= Spaghetti sort =

Linear-time, analog algorithm for sorting a sequence of items

Schematic diagram of spaghetti sorting. The spaghetti can be sorted by removing them from the bundle on the table in the order they stick out.

Spaghetti sort is a linear-time, analog algorithm for sorting a sequence of items, introduced by A. K. Dewdney in his Scientific American column. This algorithm sorts a sequence of items requiring O(n) stack space in a stable manner. It requires a parallel processor, which is assumed to be able to find the maximum of a sequence of items in O(1) time.

==Algorithm==
For simplicity, assume we are sorting a list of natural numbers. The sorting method is illustrated using uncooked rods of spaghetti:
1. For each number x in the list, obtain a rod of length x. (One practical way of choosing the unit is to let the largest number m in the list correspond to one full rod of spaghetti. In this case, the full rod equals m spaghetti units.
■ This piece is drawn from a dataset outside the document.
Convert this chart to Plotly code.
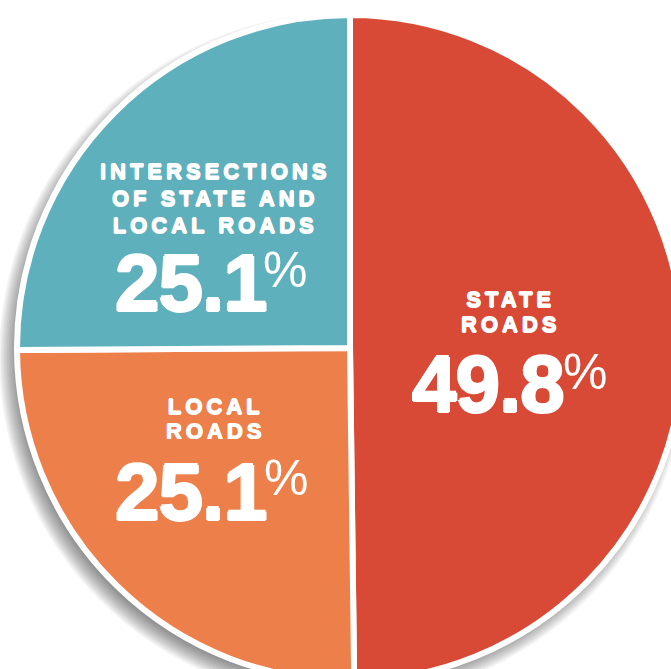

To get a rod of length x, break a rod in two so that one piece is of length x units; discard the other piece.)
2. Once you have all your spaghetti rods, take them loosely in your fist and lower them to the table, so that they all stand upright, resting on the table surface. Now, for each rod, lower your other hand from above until it meets with a rod—this one is clearly the longest. Remove this rod and insert it into the front of the (initially empty) output list (or equivalently, place it in the last unused slot of the output array). Repeat until all rods have been removed.

==Analysis==

Preparing the n rods of spaghetti takes linear time. Lowering the rods on the table takes constant time, O(1). This is possible because the hand, the spaghetti rods and the table work as a fully parallel computing device. There are then n rods to remove so, assuming each contact-and-removal operation takes constant time, the worst-case time complexity of the algorithm is O(n).